Le procès fait à la BCE porte sur deux points. En maintenant les taux d’intérêt en Europe, donc en Allemagne, à un niveau aussi bas, on pénalise les épargnants et notamment les retraités qui ont souscrit à des fonds de pension. Leur rendement décline et commence à peser sur le niveau des retraites. En souscrivant indifféremment à des émissions des différents Etats de la zone euro, la BCE mutualise indirectement les dettes publiques au profit des Etats trop dépensiers et au détriment des Etats vertueux, au premier rang desquels figure l’Allemagne. C’est l’éternel débat entre les cigales du Sud et les fourmis du Nord.
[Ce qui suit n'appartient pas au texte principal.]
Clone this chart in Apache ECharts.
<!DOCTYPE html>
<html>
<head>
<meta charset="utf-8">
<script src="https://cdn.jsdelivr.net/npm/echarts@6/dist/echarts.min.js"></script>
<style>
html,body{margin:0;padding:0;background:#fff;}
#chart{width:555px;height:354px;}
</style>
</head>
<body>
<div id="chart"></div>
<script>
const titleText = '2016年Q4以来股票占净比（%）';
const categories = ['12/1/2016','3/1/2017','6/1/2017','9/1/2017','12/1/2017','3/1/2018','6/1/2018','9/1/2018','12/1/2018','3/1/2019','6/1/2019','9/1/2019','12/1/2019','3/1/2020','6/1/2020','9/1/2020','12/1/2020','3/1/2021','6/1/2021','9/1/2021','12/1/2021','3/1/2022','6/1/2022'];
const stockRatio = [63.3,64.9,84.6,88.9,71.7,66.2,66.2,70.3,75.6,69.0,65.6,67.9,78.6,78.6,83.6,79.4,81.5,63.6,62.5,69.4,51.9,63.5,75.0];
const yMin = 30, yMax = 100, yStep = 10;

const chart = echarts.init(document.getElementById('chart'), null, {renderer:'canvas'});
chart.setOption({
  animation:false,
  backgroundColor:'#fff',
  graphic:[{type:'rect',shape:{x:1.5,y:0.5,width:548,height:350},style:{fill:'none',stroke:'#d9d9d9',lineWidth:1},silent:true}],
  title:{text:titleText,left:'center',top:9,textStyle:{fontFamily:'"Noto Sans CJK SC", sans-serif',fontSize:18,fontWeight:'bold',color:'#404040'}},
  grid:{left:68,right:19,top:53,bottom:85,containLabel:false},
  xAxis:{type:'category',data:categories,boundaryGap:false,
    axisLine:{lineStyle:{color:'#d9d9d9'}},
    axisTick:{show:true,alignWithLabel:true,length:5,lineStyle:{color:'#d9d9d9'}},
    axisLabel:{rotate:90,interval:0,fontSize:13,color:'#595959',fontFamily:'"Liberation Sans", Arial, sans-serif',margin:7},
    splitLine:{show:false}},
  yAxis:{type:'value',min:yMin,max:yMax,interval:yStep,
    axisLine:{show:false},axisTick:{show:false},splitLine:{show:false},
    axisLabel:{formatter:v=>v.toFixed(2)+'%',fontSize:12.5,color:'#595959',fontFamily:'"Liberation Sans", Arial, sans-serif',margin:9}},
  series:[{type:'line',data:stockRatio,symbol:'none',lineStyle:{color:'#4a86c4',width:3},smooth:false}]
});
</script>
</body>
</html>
Toute politique a ses inconvénients et il convient de les évaluer en fonction des avantages qu’elle procure. En l’espèce, qui peut prétendre que l’explosion de la zone euro aurait profité à l’Allemagne, à ses banques et à ses entreprises ? Et aujourd’hui, qui peut soutenir qu’il ne faut pas tout faire pour atténuer les effets de la récession sans précédent qui menace l’Europe et le monde ? Les Etats, la France et l’Allemagne notamment, ont choisi d’intervenir directement et massivement, par le biais d’annulations de charges sociales et d’impôts et d’aides directes pour permettre aux entreprises de traverser cette épreuve et aux ménages de continuer à satisfaire à leurs besoins essentiels. Cela va se traduire par des déficits publics considérables. La seule manière de rendre ces nouvelles dettes soutenables c’était de continuer à peser sur les taux d’intérêt. Qui peut contester cette évidence, surtout quand on sait que cette pratique est mise en place dans tous les autres pays affectés par l’épidémie ?
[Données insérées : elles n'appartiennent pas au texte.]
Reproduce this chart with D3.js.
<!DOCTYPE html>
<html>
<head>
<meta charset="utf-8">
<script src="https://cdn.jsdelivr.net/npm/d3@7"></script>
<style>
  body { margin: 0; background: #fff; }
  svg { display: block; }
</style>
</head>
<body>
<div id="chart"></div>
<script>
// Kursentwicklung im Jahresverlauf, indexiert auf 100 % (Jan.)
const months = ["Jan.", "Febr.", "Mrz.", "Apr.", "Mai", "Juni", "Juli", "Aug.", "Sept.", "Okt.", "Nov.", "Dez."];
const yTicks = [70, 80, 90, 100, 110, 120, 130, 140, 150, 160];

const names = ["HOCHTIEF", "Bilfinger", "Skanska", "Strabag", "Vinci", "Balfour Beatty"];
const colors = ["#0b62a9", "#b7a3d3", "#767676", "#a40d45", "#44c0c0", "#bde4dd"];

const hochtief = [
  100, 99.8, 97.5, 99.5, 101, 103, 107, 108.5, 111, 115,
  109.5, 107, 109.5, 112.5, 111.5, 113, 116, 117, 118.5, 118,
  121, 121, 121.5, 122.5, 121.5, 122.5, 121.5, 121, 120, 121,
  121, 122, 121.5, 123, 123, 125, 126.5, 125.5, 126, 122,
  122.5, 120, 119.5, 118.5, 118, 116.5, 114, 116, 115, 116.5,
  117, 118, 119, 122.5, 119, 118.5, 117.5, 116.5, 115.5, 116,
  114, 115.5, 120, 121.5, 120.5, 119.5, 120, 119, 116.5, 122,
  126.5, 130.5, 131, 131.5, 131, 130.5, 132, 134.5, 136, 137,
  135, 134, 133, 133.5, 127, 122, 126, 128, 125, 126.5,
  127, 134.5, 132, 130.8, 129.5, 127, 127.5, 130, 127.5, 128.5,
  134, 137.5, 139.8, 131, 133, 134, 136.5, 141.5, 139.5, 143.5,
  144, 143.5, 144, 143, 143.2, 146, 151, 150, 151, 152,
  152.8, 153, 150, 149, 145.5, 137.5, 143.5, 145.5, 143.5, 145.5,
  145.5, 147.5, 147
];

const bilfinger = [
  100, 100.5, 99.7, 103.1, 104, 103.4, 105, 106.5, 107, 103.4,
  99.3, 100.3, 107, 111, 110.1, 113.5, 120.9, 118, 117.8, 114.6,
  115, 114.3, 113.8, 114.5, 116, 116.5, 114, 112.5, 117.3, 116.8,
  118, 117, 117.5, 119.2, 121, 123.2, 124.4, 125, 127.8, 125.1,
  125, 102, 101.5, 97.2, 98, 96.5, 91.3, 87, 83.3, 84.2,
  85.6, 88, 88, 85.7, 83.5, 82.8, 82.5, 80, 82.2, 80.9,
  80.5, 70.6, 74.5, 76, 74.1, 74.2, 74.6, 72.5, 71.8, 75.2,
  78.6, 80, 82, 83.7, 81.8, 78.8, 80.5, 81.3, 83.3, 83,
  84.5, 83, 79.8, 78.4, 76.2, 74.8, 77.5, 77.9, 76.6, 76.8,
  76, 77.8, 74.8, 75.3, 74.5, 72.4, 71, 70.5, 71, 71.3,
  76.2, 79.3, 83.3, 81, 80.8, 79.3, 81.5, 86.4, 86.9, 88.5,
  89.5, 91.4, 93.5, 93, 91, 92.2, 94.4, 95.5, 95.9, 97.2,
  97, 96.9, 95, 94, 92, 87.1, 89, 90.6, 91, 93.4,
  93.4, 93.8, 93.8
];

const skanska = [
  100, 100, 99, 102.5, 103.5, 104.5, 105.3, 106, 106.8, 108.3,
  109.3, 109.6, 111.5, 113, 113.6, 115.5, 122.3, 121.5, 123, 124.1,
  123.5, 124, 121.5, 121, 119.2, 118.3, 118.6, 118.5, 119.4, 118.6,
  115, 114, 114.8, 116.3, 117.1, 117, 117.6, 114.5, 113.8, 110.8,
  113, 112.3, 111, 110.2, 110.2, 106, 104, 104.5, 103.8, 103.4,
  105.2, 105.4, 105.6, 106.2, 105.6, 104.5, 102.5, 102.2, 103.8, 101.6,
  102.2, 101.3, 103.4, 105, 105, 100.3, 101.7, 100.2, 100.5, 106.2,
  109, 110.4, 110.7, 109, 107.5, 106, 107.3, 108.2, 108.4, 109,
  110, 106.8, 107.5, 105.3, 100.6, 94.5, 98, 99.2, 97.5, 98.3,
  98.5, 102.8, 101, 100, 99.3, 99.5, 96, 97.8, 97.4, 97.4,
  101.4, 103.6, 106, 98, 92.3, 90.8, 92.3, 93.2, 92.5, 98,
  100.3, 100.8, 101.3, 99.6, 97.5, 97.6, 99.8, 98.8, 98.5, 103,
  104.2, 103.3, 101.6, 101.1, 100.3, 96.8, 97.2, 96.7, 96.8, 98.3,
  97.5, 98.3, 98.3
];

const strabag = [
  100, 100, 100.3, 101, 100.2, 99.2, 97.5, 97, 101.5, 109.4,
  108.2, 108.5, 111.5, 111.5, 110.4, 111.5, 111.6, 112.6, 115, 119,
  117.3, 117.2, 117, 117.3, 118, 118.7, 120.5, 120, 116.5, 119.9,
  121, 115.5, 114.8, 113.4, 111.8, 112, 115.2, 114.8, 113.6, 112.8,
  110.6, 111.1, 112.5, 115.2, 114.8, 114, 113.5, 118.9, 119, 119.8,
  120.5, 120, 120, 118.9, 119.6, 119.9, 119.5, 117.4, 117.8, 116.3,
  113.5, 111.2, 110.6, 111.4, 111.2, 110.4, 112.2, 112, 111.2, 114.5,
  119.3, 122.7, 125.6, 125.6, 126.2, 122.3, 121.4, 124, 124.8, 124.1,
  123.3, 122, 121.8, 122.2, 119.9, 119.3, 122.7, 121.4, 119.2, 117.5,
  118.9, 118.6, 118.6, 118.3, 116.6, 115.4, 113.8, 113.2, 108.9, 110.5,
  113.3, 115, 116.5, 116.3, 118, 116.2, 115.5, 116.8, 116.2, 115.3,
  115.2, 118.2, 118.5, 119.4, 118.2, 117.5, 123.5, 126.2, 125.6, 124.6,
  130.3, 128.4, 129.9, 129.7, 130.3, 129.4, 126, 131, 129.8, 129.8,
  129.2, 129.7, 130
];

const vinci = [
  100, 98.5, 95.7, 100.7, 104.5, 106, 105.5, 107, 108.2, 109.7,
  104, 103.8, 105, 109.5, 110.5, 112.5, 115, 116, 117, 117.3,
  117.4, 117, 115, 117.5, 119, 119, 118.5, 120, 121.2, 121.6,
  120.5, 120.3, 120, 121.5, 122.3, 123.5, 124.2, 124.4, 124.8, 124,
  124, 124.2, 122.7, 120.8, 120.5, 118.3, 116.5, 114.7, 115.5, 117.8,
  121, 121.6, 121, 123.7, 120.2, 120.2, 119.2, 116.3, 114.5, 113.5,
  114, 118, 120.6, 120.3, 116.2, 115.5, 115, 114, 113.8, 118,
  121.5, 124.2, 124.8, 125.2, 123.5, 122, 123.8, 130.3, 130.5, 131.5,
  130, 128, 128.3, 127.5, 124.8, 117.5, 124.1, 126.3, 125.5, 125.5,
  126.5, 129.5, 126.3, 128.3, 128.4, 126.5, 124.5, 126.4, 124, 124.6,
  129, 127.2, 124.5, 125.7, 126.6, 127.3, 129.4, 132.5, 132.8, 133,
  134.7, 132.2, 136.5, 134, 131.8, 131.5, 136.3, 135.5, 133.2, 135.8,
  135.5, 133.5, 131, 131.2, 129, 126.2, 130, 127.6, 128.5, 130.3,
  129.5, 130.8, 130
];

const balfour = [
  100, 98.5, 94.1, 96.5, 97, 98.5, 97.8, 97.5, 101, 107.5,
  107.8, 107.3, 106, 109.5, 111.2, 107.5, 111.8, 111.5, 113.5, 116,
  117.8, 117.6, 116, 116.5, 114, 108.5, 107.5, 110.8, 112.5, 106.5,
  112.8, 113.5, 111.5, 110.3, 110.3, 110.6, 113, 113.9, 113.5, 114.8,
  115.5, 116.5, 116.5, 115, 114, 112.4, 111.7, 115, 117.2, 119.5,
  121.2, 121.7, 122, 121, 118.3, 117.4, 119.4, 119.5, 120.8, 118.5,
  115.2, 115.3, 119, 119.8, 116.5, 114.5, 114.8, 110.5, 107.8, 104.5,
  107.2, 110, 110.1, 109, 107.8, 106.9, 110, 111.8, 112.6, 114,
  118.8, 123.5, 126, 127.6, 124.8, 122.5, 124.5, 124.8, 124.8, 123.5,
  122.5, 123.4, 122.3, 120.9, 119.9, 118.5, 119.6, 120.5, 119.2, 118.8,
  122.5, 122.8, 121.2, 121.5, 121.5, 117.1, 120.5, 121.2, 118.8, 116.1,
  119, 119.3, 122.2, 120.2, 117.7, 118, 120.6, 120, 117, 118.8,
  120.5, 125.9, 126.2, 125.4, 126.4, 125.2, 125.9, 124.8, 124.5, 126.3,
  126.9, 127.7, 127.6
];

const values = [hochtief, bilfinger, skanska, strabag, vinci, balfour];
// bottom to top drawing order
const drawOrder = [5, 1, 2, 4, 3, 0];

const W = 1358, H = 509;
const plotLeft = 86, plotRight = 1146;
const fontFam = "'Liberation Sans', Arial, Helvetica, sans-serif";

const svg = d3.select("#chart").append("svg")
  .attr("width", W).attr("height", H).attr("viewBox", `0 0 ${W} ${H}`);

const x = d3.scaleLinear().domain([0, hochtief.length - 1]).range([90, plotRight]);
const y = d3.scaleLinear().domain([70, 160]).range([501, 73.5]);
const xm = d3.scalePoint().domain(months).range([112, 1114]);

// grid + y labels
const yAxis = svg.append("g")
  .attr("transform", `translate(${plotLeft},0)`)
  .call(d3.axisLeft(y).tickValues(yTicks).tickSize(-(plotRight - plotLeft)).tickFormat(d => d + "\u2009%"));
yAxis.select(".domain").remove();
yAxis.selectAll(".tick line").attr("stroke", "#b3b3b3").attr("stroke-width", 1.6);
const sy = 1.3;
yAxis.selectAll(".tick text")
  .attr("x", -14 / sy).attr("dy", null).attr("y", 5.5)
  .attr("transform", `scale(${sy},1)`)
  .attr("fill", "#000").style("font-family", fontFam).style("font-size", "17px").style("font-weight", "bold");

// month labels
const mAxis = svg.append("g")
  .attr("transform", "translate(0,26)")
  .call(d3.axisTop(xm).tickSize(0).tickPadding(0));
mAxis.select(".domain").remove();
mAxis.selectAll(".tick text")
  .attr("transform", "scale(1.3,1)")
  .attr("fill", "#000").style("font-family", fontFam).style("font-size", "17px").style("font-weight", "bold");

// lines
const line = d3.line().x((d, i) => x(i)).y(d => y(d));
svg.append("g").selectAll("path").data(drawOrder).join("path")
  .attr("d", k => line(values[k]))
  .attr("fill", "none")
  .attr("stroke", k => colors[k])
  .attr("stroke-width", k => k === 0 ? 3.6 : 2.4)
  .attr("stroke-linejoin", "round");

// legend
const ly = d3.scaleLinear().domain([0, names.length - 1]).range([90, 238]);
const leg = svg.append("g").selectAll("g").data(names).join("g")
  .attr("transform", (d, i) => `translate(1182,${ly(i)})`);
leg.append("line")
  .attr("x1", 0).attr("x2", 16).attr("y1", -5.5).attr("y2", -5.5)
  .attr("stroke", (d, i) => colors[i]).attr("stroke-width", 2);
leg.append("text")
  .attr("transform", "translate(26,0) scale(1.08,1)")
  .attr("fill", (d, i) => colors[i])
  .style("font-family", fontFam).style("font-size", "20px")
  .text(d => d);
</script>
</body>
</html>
Pour les mêmes raisons, le blocage imposé par l’Allemagne et la Hollande au projet de relance européenne, proposé par la France et soutenu par plusieurs Etats, financée par des emprunts communautaires est incompréhensible. Il permettrait de réparer les lourds dommages causés par l’épidémie et de donner un exemple de solidarité, surtout quand on sait que l’Allemagne a un solde commercial excédentaire avec ses partenaires qui profite à ses entreprises et à l’emploi dans le pays.  

 Le plus grave, c’est que la crise sans précédent que connaissent l’Europe et le monde n’ait pas fait mettre entre parenthèse ces considérations égoïstes et en vérité, anti-européennes, et fait prendre conscience à l’Allemagne que le pays était en train de scier la branche sur laquelle il avait établi sa prospérité.